**YOUR INSTRUCTIONS**
Find each line holding "that" and copy it out.

**RECORDED INFORMATION**
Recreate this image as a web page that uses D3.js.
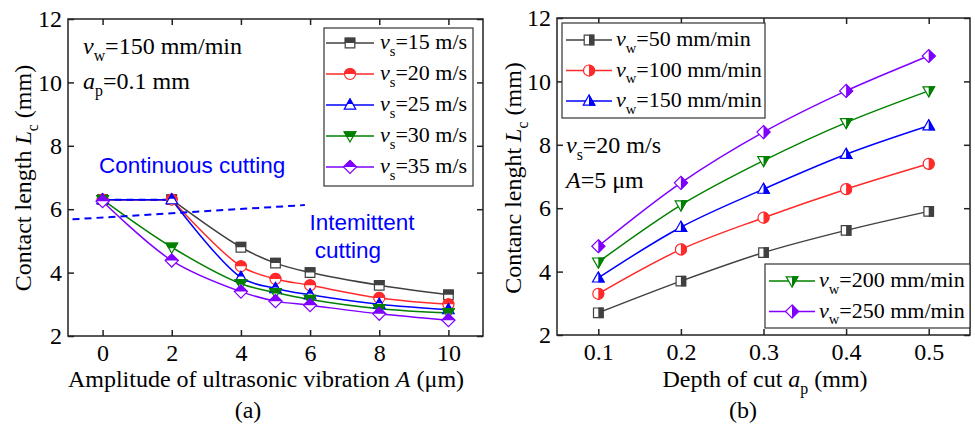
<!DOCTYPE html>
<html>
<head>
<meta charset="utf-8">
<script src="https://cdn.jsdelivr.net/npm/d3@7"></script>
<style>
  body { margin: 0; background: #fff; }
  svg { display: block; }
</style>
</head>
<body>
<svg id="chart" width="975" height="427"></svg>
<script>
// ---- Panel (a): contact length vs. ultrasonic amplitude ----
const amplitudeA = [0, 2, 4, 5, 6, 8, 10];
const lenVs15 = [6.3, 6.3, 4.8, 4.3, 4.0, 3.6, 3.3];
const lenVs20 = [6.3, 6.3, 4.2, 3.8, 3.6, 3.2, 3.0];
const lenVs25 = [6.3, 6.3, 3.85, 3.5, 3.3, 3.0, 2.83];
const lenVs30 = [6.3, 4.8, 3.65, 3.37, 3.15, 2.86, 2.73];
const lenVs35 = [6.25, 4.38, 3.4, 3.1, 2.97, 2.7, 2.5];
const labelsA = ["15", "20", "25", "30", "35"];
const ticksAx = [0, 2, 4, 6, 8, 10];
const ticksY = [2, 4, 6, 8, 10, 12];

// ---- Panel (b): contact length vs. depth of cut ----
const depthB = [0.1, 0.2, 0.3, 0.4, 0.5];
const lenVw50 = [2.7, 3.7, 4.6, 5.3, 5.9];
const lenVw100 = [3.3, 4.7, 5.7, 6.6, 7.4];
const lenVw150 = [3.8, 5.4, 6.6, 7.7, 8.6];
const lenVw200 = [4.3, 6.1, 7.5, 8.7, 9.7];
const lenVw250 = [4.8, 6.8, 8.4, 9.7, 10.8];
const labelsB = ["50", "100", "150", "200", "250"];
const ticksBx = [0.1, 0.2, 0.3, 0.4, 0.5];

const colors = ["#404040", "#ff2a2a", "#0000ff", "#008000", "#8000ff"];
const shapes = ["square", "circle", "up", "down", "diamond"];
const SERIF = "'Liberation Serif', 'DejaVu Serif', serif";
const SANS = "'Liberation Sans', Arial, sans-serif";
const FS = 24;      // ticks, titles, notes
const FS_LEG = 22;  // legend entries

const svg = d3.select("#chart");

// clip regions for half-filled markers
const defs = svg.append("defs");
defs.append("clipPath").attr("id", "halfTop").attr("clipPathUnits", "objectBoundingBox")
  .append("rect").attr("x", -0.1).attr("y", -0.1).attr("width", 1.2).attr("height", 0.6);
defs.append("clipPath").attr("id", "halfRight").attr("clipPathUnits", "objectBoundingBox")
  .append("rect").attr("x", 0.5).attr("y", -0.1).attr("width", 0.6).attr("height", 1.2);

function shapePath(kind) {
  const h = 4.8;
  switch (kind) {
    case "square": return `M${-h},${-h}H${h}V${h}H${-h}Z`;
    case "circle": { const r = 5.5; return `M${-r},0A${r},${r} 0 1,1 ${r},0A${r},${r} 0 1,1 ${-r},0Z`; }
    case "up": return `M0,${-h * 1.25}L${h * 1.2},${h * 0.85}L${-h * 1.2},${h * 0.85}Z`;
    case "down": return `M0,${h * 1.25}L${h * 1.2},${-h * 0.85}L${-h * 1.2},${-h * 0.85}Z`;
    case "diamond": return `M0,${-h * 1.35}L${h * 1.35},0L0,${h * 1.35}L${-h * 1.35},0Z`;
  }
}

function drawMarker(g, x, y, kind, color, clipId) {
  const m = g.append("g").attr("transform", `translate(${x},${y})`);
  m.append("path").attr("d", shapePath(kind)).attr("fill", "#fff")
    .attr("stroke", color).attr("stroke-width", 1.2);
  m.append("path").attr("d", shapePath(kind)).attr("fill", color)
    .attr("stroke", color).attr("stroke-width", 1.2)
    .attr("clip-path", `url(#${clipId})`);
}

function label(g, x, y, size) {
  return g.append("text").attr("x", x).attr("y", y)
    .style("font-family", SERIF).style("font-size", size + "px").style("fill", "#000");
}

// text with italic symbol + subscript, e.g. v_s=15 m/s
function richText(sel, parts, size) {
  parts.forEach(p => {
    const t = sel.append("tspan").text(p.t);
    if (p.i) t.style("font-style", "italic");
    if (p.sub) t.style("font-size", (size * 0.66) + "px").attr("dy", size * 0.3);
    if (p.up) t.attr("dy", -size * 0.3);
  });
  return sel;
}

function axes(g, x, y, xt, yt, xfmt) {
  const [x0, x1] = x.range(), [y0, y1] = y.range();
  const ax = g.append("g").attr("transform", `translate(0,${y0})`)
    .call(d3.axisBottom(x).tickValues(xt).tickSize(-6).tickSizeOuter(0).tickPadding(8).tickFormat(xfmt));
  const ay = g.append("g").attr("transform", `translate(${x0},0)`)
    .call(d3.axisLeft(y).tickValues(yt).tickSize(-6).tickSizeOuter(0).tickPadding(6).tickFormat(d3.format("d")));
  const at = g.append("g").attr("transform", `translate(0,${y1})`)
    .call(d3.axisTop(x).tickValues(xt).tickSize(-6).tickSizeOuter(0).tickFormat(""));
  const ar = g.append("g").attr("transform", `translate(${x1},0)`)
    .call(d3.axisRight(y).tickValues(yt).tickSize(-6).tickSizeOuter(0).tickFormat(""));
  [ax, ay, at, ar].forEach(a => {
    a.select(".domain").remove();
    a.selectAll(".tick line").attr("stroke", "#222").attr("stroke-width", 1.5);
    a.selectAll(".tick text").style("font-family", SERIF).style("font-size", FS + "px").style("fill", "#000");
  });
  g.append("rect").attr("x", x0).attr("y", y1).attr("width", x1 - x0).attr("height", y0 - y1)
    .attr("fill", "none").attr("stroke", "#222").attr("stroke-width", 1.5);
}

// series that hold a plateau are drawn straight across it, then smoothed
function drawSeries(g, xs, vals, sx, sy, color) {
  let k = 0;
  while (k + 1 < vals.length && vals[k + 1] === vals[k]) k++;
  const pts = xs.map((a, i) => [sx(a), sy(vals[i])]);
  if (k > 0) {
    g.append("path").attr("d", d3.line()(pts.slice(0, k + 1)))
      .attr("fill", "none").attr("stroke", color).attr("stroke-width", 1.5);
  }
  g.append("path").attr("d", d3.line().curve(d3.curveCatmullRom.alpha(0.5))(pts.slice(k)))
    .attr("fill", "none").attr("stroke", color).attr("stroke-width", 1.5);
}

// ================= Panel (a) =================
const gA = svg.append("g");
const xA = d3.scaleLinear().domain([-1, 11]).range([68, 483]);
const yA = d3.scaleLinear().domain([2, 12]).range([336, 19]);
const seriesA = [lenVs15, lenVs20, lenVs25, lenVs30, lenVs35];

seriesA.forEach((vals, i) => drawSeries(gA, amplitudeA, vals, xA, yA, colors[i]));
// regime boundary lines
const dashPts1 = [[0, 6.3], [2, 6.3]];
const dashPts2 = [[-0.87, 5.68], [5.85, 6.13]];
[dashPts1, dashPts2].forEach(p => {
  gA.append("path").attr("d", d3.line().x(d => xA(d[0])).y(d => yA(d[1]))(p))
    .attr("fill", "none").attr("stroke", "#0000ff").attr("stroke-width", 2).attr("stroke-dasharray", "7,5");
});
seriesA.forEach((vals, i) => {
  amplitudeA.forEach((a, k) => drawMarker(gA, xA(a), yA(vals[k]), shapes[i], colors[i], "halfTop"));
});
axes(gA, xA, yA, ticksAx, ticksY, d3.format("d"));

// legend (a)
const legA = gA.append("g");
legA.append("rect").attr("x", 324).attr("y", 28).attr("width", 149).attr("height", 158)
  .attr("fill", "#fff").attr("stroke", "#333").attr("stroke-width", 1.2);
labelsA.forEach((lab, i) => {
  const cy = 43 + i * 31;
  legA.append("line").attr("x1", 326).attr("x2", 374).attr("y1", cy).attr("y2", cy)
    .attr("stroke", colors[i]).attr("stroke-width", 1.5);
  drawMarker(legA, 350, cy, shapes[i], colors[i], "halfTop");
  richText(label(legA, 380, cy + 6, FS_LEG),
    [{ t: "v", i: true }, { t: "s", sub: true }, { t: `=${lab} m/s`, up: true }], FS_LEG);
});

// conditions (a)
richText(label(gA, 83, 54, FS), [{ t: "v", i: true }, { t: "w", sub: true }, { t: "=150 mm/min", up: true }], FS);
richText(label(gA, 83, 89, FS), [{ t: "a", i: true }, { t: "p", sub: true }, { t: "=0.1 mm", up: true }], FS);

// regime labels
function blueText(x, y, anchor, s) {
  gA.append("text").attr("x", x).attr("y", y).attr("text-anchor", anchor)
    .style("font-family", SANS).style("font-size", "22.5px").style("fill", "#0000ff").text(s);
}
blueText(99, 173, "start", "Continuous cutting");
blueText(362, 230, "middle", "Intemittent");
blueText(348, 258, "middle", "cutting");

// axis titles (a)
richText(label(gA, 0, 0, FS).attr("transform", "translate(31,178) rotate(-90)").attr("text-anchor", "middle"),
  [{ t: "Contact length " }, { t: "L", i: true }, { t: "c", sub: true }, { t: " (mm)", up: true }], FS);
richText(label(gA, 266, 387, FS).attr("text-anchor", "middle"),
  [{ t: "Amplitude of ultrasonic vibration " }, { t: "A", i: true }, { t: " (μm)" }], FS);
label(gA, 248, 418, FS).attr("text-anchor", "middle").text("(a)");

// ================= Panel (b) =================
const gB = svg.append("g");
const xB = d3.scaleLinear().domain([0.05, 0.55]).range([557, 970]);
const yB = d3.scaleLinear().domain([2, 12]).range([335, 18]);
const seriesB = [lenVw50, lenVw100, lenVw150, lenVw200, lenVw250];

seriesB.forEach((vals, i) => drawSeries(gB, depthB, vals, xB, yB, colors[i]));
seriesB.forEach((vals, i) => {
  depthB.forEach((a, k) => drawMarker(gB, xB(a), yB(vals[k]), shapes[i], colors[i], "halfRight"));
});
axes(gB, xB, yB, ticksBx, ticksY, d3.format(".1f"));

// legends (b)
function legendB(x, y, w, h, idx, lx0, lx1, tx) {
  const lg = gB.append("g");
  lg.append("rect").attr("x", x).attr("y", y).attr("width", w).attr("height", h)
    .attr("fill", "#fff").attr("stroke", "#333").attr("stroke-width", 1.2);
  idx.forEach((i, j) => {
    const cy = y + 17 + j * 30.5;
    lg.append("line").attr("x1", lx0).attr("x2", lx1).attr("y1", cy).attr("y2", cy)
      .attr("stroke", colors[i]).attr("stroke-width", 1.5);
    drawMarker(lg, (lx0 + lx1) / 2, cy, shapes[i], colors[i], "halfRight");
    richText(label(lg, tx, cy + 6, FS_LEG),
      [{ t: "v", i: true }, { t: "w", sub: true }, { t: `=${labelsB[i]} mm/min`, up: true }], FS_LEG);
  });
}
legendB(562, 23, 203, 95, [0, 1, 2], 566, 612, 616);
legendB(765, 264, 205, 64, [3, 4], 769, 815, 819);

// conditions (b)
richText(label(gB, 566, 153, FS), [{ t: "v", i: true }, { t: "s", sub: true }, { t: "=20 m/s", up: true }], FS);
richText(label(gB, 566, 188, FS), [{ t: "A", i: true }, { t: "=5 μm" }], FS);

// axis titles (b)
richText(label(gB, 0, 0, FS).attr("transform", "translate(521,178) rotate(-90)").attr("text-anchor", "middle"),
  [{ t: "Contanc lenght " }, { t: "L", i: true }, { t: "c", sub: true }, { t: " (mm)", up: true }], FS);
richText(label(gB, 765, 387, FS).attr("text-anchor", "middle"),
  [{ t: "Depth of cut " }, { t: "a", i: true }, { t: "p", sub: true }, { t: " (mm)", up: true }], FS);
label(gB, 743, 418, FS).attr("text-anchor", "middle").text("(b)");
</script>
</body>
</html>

**EXPECTED ANSWER**
Recreate this image as a web page that uses D3.js.
// series that hold a plateau are drawn straight across it, then smoothed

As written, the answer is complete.